April 9, 2006

True Revolution

St. Francis and the Sow

The bud
stands for all things,
even for those things that don't flower,
for everything flowers, from within, of self-blessing;
though sometimes it is necessary
to reteach a thing its loveliness
to put a hand on its brow
of the flower
and retell it in words and in touch
it is lovely
until it flowers again from within, of self-blessing;
as Saint Francis
put his hand on the creased forehead
of the sow, and told her in words and in touch
blessings of earth on the sow, and the sow
began remembering all down her thick length,
from the earthen snout all the way
through the fodder and slops to the spiritual curl of the tail,
from the hard spininess spiked out from the spine
down through the great broken heart
to the sheer blue milken dreaminess spurting and shuddering
from the fourteen teats into the fourteen mouths sucking and blowing beneath them;
the long, perfect loveliness of sow.

~ Galway Kinnell

***
(Recovered comment from this post)

A spiritual revolution is possible, but it requires your willingness.

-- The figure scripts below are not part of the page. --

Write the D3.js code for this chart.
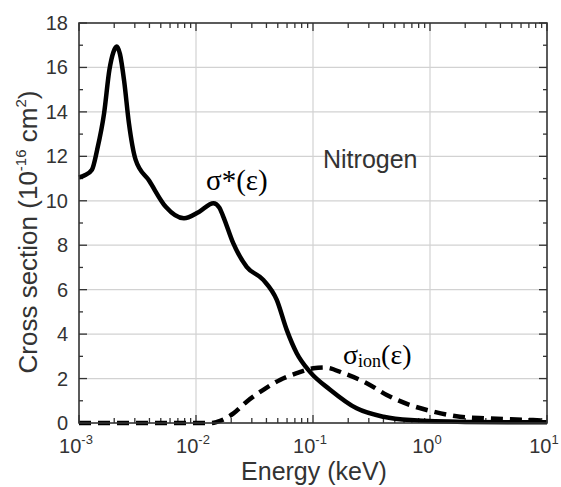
<!DOCTYPE html>
<html>
<head>
<meta charset="utf-8">
<script src="https://cdn.jsdelivr.net/npm/d3@7"></script>
<style>
  body { margin: 0; background: #fff; }
  svg { display: block; }
  text { font-family: "Liberation Sans", Arial, sans-serif; fill: #333; }
  .serif { font-family: "Liberation Serif", "Times New Roman", serif; fill: #000; }
</style>
</head>
<body>
<div class="chart"></div>
<script>
const width = 561
const height = 487
const margin = {top: 23, right: 14, bottom: 64, left: 79}

// sigma*(eps) - solid curve (energy in keV, cross section in 1e-16 cm^2)
const excEnergy = [0.001, 0.00112, 0.00129, 0.00143, 0.00164, 0.00182, 0.00197, 0.0021, 0.00224, 0.00243,
  0.00267, 0.00305, 0.00398, 0.00551, 0.00789, 0.0106, 0.0141, 0.0158, 0.0171, 0.0208, 0.0271,
  0.0376, 0.049, 0.0596, 0.0726, 0.0942, 0.14, 0.236, 0.4, 0.68, 2.0, 10]
const excSigma = [11.05, 11.15, 11.4, 12.3, 13.95, 15.9, 16.7, 16.94, 16.6, 15.4,
  13.5, 11.84, 10.9, 9.73, 9.21, 9.5, 9.89, 9.7, 9.29, 8.09, 7.03,
  6.44, 5.54, 4.19, 3.14, 2.3, 1.5, 0.66, 0.28, 0.13, 0.05, 0.03]

// sigma_ion(eps) - dashed curve
const ionEnergy = [0.001, 0.0135, 0.0151, 0.0209, 0.0271, 0.0376, 0.0522, 0.0726, 0.1007, 0.126,
  0.182, 0.288, 0.427, 0.676, 1.07, 1.8, 3.05, 7.6, 10]
const ionSigma = [0, 0, 0.05, 0.43, 0.96, 1.49, 1.94, 2.24, 2.46, 2.5,
  2.24, 1.79, 1.26, 0.81, 0.51, 0.28, 0.21, 0.13, 0.1]

const xDecades = [-3, -2, -1, 0, 1]
const yTicks = [0, 2, 4, 6, 8, 10, 12, 14, 16, 18]

const svg = d3.select('.chart').append('svg')
  .attr('width', width)
  .attr('height', height)

const x = d3.scaleLog()
  .domain([1e-3, 10])
  .range([margin.left, width - margin.right])

const y = d3.scaleLinear()
  .domain([0, 18])
  .range([height - margin.bottom, margin.top])

const x0 = x.range()[0], x1 = x.range()[1]
const y0 = y.range()[0], y1 = y.range()[1]

// grid
svg.append('g')
  .selectAll('line')
  .data(yTicks.slice(1, -1))
  .join('line')
  .attr('x1', x0).attr('x2', x1)
  .attr('y1', d => y(d)).attr('y2', d => y(d))
  .attr('stroke', '#d2d2d2').attr('stroke-width', 1.2)

svg.append('g')
  .selectAll('line')
  .data(xDecades.slice(1, -1))
  .join('line')
  .attr('x1', d => x(Math.pow(10, d))).attr('x2', d => x(Math.pow(10, d)))
  .attr('y1', y0).attr('y2', y1)
  .attr('stroke', '#d2d2d2').attr('stroke-width', 1.2)

// ticks (inside, on all four sides)
const minorX = []
for (let d = -3; d < 1; d++) {
  for (let m = 2; m <= 9; m++) minorX.push(m * Math.pow(10, d))
}
const minorY = d3.range(1, 18, 2)

const tickG = svg.append('g').attr('stroke', '#333').attr('stroke-width', 1.3)

const xt = [
  ...minorX.map(v => ({v: v, len: 5})),
  ...xDecades.map(d => ({v: Math.pow(10, d), len: 8}))
]
tickG.selectAll('.xb').data(xt).join('line')
  .attr('x1', d => x(d.v)).attr('x2', d => x(d.v))
  .attr('y1', y0).attr('y2', d => y0 - d.len)
tickG.selectAll('.xt').data(xt).join('line')
  .attr('x1', d => x(d.v)).attr('x2', d => x(d.v))
  .attr('y1', y1).attr('y2', d => y1 + d.len)

const yt = [
  ...minorY.map(v => ({v: v, len: 4})),
  ...yTicks.map(v => ({v: v, len: 8}))
]
tickG.selectAll('.yl').data(yt).join('line')
  .attr('x1', x0).attr('x2', d => x0 + d.len)
  .attr('y1', d => y(d.v)).attr('y2', d => y(d.v))
tickG.selectAll('.yr').data(yt).join('line')
  .attr('x1', x1).attr('x2', d => x1 - d.len)
  .attr('y1', d => y(d.v)).attr('y2', d => y(d.v))

// curves
const line = d3.line()
  .x(d => x(d[0]))
  .y(d => y(d[1]))
  .curve(d3.curveMonotoneX)

svg.append('path')
  .datum(d3.zip(ionEnergy, ionSigma))
  .attr('d', line)
  .attr('fill', 'none')
  .attr('stroke', '#000')
  .attr('stroke-width', 4.5)
  .attr('stroke-dasharray', '12,7')

svg.append('path')
  .datum(d3.zip(excEnergy, excSigma))
  .attr('d', line)
  .attr('fill', 'none')
  .attr('stroke', '#000')
  .attr('stroke-width', 4.5)
  .attr('stroke-linejoin', 'round')

// frame
svg.append('rect')
  .attr('x', x0).attr('y', y1)
  .attr('width', x1 - x0).attr('height', y0 - y1)
  .attr('fill', 'none')
  .attr('stroke', '#333')
  .attr('stroke-width', 1.6)

// tick labels
svg.append('g')
  .selectAll('text')
  .data(yTicks)
  .join('text')
  .attr('x', x0 - 11)
  .attr('y', d => y(d) + 7)
  .attr('text-anchor', 'end')
  .style('font-size', '20px')
  .text(d => d)

const xl = svg.append('g')
  .selectAll('text')
  .data(xDecades)
  .join('text')
  .attr('x', d => x(Math.pow(10, d)) - 3)
  .attr('y', 453)
  .attr('text-anchor', 'middle')
  .style('font-size', '20px')
xl.append('tspan').text('10')
xl.append('tspan')
  .attr('dy', -9)
  .style('font-size', '13px')
  .text(d => d < 0 ? '-' + (-d) : d)

// axis titles
svg.append('text')
  .attr('x', (x0 + x1) / 2 + 1)
  .attr('y', 480)
  .attr('text-anchor', 'middle')
  .style('font-size', '25px')
  .text('Energy (keV)')

const yl = svg.append('text')
  .attr('transform', 'translate(37,232) rotate(-90)')
  .attr('text-anchor', 'middle')
  .style('font-size', '26px')
yl.append('tspan').text('Cross section (10')
yl.append('tspan').attr('dy', -11).style('font-size', '15px').text('-16')
yl.append('tspan').attr('dy', 11).text(' cm')
yl.append('tspan').attr('dy', -11).style('font-size', '15px').text('2')
yl.append('tspan').attr('dy', 11).text(')')

// annotations
svg.append('text')
  .attr('x', 323)
  .attr('y', 168)
  .style('font-size', '25px')
  .text('Nitrogen')

svg.append('text')
  .attr('class', 'serif')
  .attr('x', 206)
  .attr('y', 190)
  .style('font-size', '29px')
  .text('σ*(ε)')

const ion = svg.append('text')
  .attr('class', 'serif')
  .attr('x', 343)
  .attr('y', 364)
  .style('font-size', '28px')
ion.append('tspan').text('σ')
ion.append('tspan').attr('dy', 3).style('font-size', '18px').text('ion')
ion.append('tspan').attr('dy', -3).text('(ε)')
</script>
</body>
</html>
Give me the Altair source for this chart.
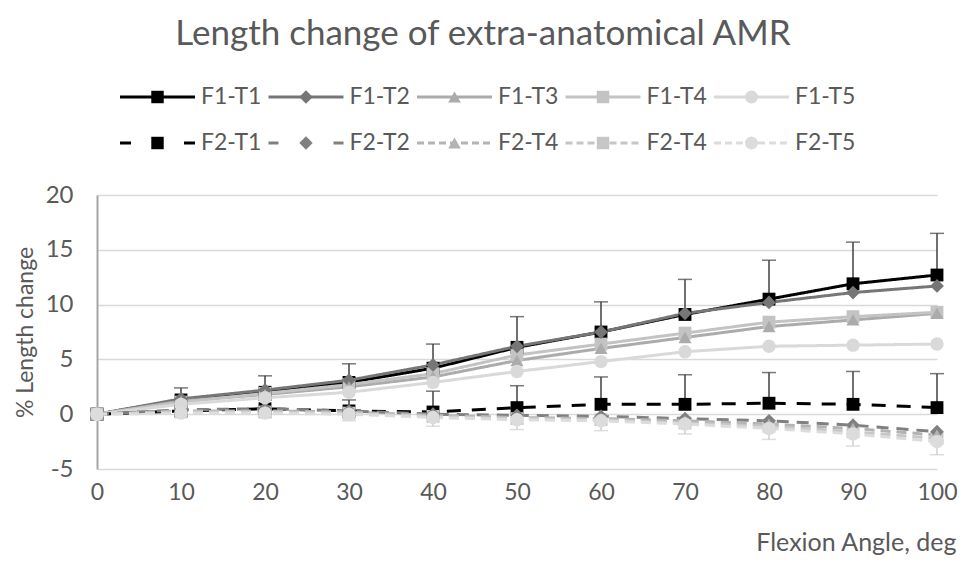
import altair as alt
import pandas as pd

# ---------------- data ----------------
angles = [0, 10, 20, 30, 40, 50, 60, 70, 80, 90, 100]

series_ids = ["F1-T1", "F1-T2", "F1-T3", "F1-T4", "F1-T5",
              "F2-T1", "F2-T2", "F2-T3", "F2-T4", "F2-T5"]
legend_labels = ["F1-T1", "F1-T2", "F1-T3", "F1-T4", "F1-T5",
                 "F2-T1", "F2-T2", "F2-T4", "F2-T4", "F2-T5"]

f1_t1 = [0, 1.3, 2.0, 2.9, 4.2, 6.1, 7.5, 9.1, 10.5, 11.9, 12.7]
f1_t2 = [0, 1.4, 2.2, 3.1, 4.5, 6.2, 7.5, 9.2, 10.2, 11.1, 11.7]
f1_t3 = [0, 1.2, 1.8, 2.5, 3.4, 4.9, 6.0, 7.0, 8.0, 8.6, 9.2]
f1_t4 = [0, 1.1, 1.9, 2.7, 3.7, 5.4, 6.4, 7.4, 8.4, 8.9, 9.3]
f1_t5 = [0, 0.9, 1.5, 2.0, 2.9, 3.9, 4.8, 5.7, 6.2, 6.3, 6.4]

f2_t1 = [0, 0.3, 0.5, 0.3, 0.2, 0.6, 0.9, 0.9, 1.0, 0.9, 0.6]
f2_t2 = [0, 0.4, 0.5, 0.3, 0.0, -0.1, -0.2, -0.4, -0.6, -1.0, -1.6]
f2_t3 = [0, 0.3, 0.3, 0.2, -0.1, -0.3, -0.4, -0.6, -0.9, -1.3, -1.9]
f2_t4 = [0, 0.2, 0.2, 0.1, -0.2, -0.4, -0.5, -0.8, -1.1, -1.6, -2.2]
f2_t5 = [0, 0.1, 0.1, 0.0, -0.3, -0.5, -0.6, -0.9, -1.3, -1.8, -2.5]

# standard deviations (only the visible whiskers)
f1_t1_sd = [0, 1.1, 1.5, 1.7, 2.2, 2.8, 2.75, 3.2, 3.55, 3.8, 3.8]
f2_t1_sd = [0, 0.6, 0.8, 1.0, 1.9, 2.0, 2.5, 2.7, 2.8, 3.0, 3.1]
f2_t5_sd = [0, 0.3, 0.4, 0.6, 0.8, 0.9, 0.9, 0.9, 1.0, 1.1, 1.2]

colors = ["#000000", "#767676", "#ababab", "#c3c3c3", "#d9d9d9",
          "#000000", "#808080", "#b3b3b3", "#c6c6c6", "#dcdcdc"]
markers = ["square", "diamond", "triangle-up", "square", "circle",
           "square", "diamond", "triangle-up", "square", "circle"]
dashes = [[1, 0], [1, 0], [1, 0], [1, 0], [1, 0],
          [14, 11], [12, 8], [10, 6], [10, 6], [10, 6]]
legend_dashes = [[1, 0], [1, 0], [1, 0], [1, 0], [1, 0],
                 [11, 53], [10, 55], [7, 4], [7, 4], [7, 4]]

values = [f1_t1, f1_t2, f1_t3, f1_t4, f1_t5, f2_t1, f2_t2, f2_t3, f2_t4, f2_t5]

rows = []
for sid, mk, vals in zip(series_ids, markers, values):
    for a, v in zip(angles, vals):
        rows.append({"series": sid, "angle": a, "value": v, "marker": mk})
df = pd.DataFrame(rows)

legend_df = pd.DataFrame({
    "series": series_ids,
    "label": legend_labels,
    "marker": markers,
    "col": [i % 5 for i in range(len(series_ids))],
    "row": [i // 5 for i in range(len(series_ids))],
})

err_rows = []
for sid, vals, sds, sign, tone in [("F1-T1", f1_t1, f1_t1_sd, 1, "dark"),
                                   ("F2-T1", f2_t1, f2_t1_sd, 1, "dark"),
                                   ("F2-T5", f2_t5, f2_t5_sd, -1, "light")]:
    for a, v, s in zip(angles, vals, sds):
        if s > 0:
            err_rows.append({"series": sid, "angle": a, "value": v,
                             "end": v + sign * s, "tone": tone})
err = pd.DataFrame(err_rows)

FONT = "Lato"
GREY_TEXT = "#595959"
marker_sizes = {"square": 165, "diamond": 190, "triangle-up": 170, "circle": 180}

x_scale = alt.Scale(domain=[0, 100], nice=False)
y_scale = alt.Scale(domain=[-5, 20], nice=False)

x_axis = alt.X("angle:Q", scale=x_scale,
               axis=alt.Axis(values=angles, title="Flexion Angle, deg",
                             domain=False, ticks=False, grid=False, labelFlush=False,
                             labelFontSize=23, labelColor=GREY_TEXT, labelFont=FONT,
                             labelPadding=12,
                             titleFontSize=25, titleColor=GREY_TEXT, titleFont=FONT,
                             titleFontWeight="normal",
                             titleX=859, titleY=81, titleAlign="right",
                             titleBaseline="alphabetic", titleAnchor="end"))
y_axis = alt.Y("value:Q", scale=y_scale,
               axis=alt.Axis(values=[-5, 0, 5, 10, 15, 20], title="% Length change",
                             labelExpr="'' + datum.value", labelFlush=False,
                             domain=True, domainColor="#a6a6a6", domainWidth=2,
                             ticks=False, grid=True, gridColor="#d9d9d9", gridWidth=1.5,
                             labelFontSize=24, labelColor=GREY_TEXT, labelFont=FONT,
                             labelPadding=24,
                             titleFontSize=23, titleColor=GREY_TEXT, titleFont=FONT,
                             titleFontWeight="normal", titlePadding=8))

color = alt.Color("series:N", scale=alt.Scale(domain=series_ids, range=colors), legend=None)

err_layers = []
for tone, col in [("dark", "#404040"), ("light", "#cfcfcf")]:
    base = alt.Chart(err).transform_filter(alt.datum.tone == tone)
    err_layers.append(base.mark_rule(strokeWidth=1.5, color=col).encode(
        x="angle:Q", y="value:Q", y2="end:Q"))
    err_layers.append(base.mark_tick(orient="horizontal", size=14, thickness=1.5, color=col).encode(
        x="angle:Q", y="end:Q"))

lines = alt.Chart(df).mark_line(strokeWidth=3, strokeCap="butt").encode(
    x=x_axis, y=y_axis, color=color,
    strokeDash=alt.StrokeDash("series:N", scale=alt.Scale(domain=series_ids, range=dashes), legend=None),
    order="angle:Q")

point_layers = []
for shp in ["square", "diamond", "triangle-up", "circle"]:
    point_layers.append(
        alt.Chart(df).transform_filter(alt.datum.marker == shp)
        .mark_point(filled=True, size=marker_sizes[shp], opacity=1, shape=shp)
        .encode(x="angle:Q", y="value:Q", color=color))

# error bars beneath the lines, markers on top
main = alt.layer(*err_layers, lines, *point_layers)

# ---------------- legend (two rows of five, line + marker glyphs) ----------------
lx = alt.X("col:Q", scale=alt.Scale(domain=[0, 4], range=[23, 617]), axis=None)
ly = alt.Y("row:Q", scale=alt.Scale(domain=[0, 1], range=[-98, -52]), axis=None)

leg_lines = alt.Chart(legend_df).mark_rule(strokeWidth=3, x2Offset=75).encode(
    x=lx, x2="col:Q", y=ly, color=color,
    strokeDash=alt.StrokeDash("series:N", scale=alt.Scale(domain=series_ids, range=legend_dashes),
                              legend=None))
leg_points = []
for shp in ["square", "diamond", "triangle-up", "circle"]:
    leg_points.append(
        alt.Chart(legend_df).transform_filter(alt.datum.marker == shp)
        .mark_point(filled=True, size=marker_sizes[shp] - 10, opacity=1, shape=shp, xOffset=37.5)
        .encode(x="col:Q", y="row:Q", color=color))
leg_text = alt.Chart(legend_df).mark_text(align="left", baseline="middle", xOffset=81,
                                          fontSize=23, font=FONT, color=GREY_TEXT).encode(
    x="col:Q", y="row:Q", text="label:N")

legend = alt.layer(leg_lines, *leg_points, leg_text)

chart = alt.layer(main, legend).resolve_scale(
    x="independent", y="independent", strokeDash="independent"
).properties(
    width=840, height=274,
    autosize=alt.AutoSizeParams(type="none"),
    padding={"left": 89, "top": 187, "right": 21, "bottom": 88},
    title=alt.TitleParams("Length change of extra-anatomical AMR", fontSize=35,
                          font=FONT, color=GREY_TEXT, fontWeight="normal",
                          anchor="middle", frame="group", dx=-34, offset=34)
).configure_view(stroke=None)

chart.save("out.html", embed_options={"renderer": "svg", "actions": False})
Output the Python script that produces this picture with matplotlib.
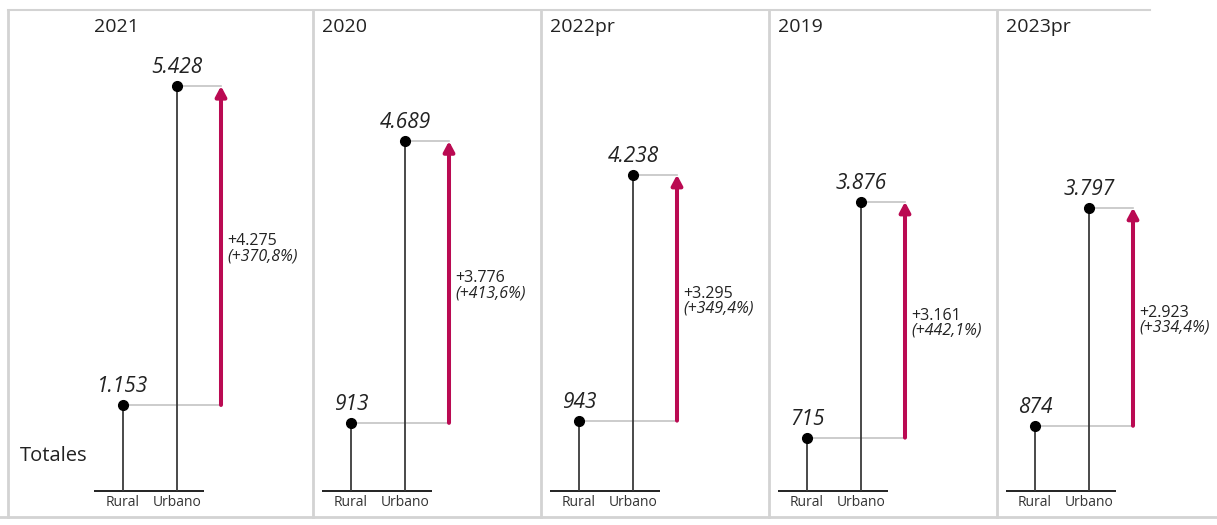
import matplotlib
matplotlib.use("Agg")
import matplotlib.pyplot as plt
from matplotlib.lines import Line2D

years = ["2021", "2020", "2022pr", "2019", "2023pr"]
rural = [1153, 913, 943, 715, 874]
urbano = [5428, 4689, 4238, 3876, 3797]
diff = [4275, 3776, 3295, 3161, 2923]
pct = ["+370,8%", "+413,6%", "+349,4%", "+442,1%", "+334,4%"]
cats = ["Rural", "Urbano"]
row_label = "Totales"

FONT = ["Open Sans", "DejaVu Sans"]
plt.rcParams["font.family"] = FONT

W, H = 1217, 525
fig = plt.figure(figsize=(W / 100, H / 100), dpi=100)
fig.patch.set_facecolor("white")

def fmt(v):
    return f"{v:,}".replace(",", ".")

# panel geometry (pixels)
panel_lefts = [86, 314, 542, 770, 998]
PW = 228
base_y = 491
top_y = 10
px_per_unit = (491 - 86) / 5428.0
ymax = (base_y - top_y) / px_per_unit
unit = 54.0  # px between Rural and Urbano
crimson = "#BA0A52"

for i, left in enumerate(panel_lefts):
    ax_l = left + 8
    ax_r = left + PW - 2
    ax = fig.add_axes([ax_l / W, (H - base_y) / H, (ax_r - ax_l) / W, (base_y - top_y) / H])
    ax.set_xlim((8 - 37) / unit, (PW - 2 - 37) / unit)
    ax.set_ylim(0, ymax)
    ax.axis("off")
    xs = [0, 1]
    xa = (135 - 37) / unit
    vals = [rural[i], urbano[i]]
    # baseline
    ax.plot([(8 - 37) / unit, (118 - 37) / unit], [0, 0], color="#222222", lw=1.4,
            solid_capstyle="butt", clip_on=False)
    # connectors
    for x, v in zip(xs, vals):
        ax.plot([x, xa], [v, v], color="#c4c4c4", lw=1.2, zorder=1)
    # stems
    for x, v in zip(xs, vals):
        ax.plot([x, x], [0, v], color="#3a3a3a", lw=1.3, zorder=2)
    ax.plot(xs, vals, "o", color="black", ms=7, zorder=3)
    for x, v in zip(xs, vals):
        ax.text(x, v + 8 / px_per_unit, fmt(v), ha="center", va="bottom",
                fontsize=15, style="italic", color="#222222")
    # arrow
    ax.annotate("", xy=(xa, urbano[i]), xytext=(xa, rural[i]),
                arrowprops=dict(arrowstyle="-|>,head_length=0.6,head_width=0.32",
                                color=crimson, lw=2.9, shrinkA=0, shrinkB=0))
    mid = (urbano[i] + rural[i]) / 2
    ax.text(xa + 6 / unit, mid - 4 / px_per_unit, "+" + fmt(diff[i]), ha="left", va="bottom",
            fontsize=11.5, color="#222222")
    ax.text(xa + 6 / unit, mid - 3 / px_per_unit, "(" + pct[i] + ")", ha="left", va="top",
            fontsize=11.5, style="italic", color="#222222")
    # category labels
    for x, c in zip(xs, cats):
        ax.text(x, -4 / px_per_unit, c, ha="center", va="top", fontsize=10, color="#333333")
    # year title
    fig.text((left + 8) / W, 1 - 27 / H, years[i], ha="left", va="center",
             fontsize=14, color="#222222")

fig.text(20 / W, 1 - 456 / H, row_label, ha="left", va="center", fontsize=14.5, color="#222222")

# panel borders
gray = "#d3d3d3"
def fl(x0, y0, x1, y1, lw=2):
    fig.add_artist(Line2D([x0 / W, x1 / W], [1 - y0 / H, 1 - y1 / H], color=gray, lw=lw,
                          transform=fig.transFigure))
fl(8, 10, 1150, 10, lw=1.5)
fl(8, 10, 8, 517)
fl(0, 517, W, 517)
for x in [313, 541, 769, 997]:
    fl(x, 10, x, 517)

fig.savefig("out.png", dpi=100, facecolor="white")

Are you willing to reteach a thing its loveliness, to put a hand on its brow... and retell it in words and in touch it is lovely, until it flowers again from within, of self-blessing? Are you willing? The question is not rhetorical. Even in a godless society, are you willing? Even if it is only to a sow or a donkey, like St. Francis? The Italian society of his day was no less corrupt or godless or contemptuous of revolutionaries than ours. Are you willing to love unconditionally? Like St. Francis, are you willing to lower your self to the sow and whisper in her ear, telling her in words and in touch, the blessings of earth? For this is where true revolution begins: in the lowering of our selves to the blessings of earth. How otherwise would you be able to feel the great broken heart of sadness in the sow? How would you realize that brokenhearted sadness in your own chest? How otherwise would the hardened heart be crushed blessedly into awakening? Where else do we go to find the wellspring of compassion, if not into the dark earth of our own broken hearts?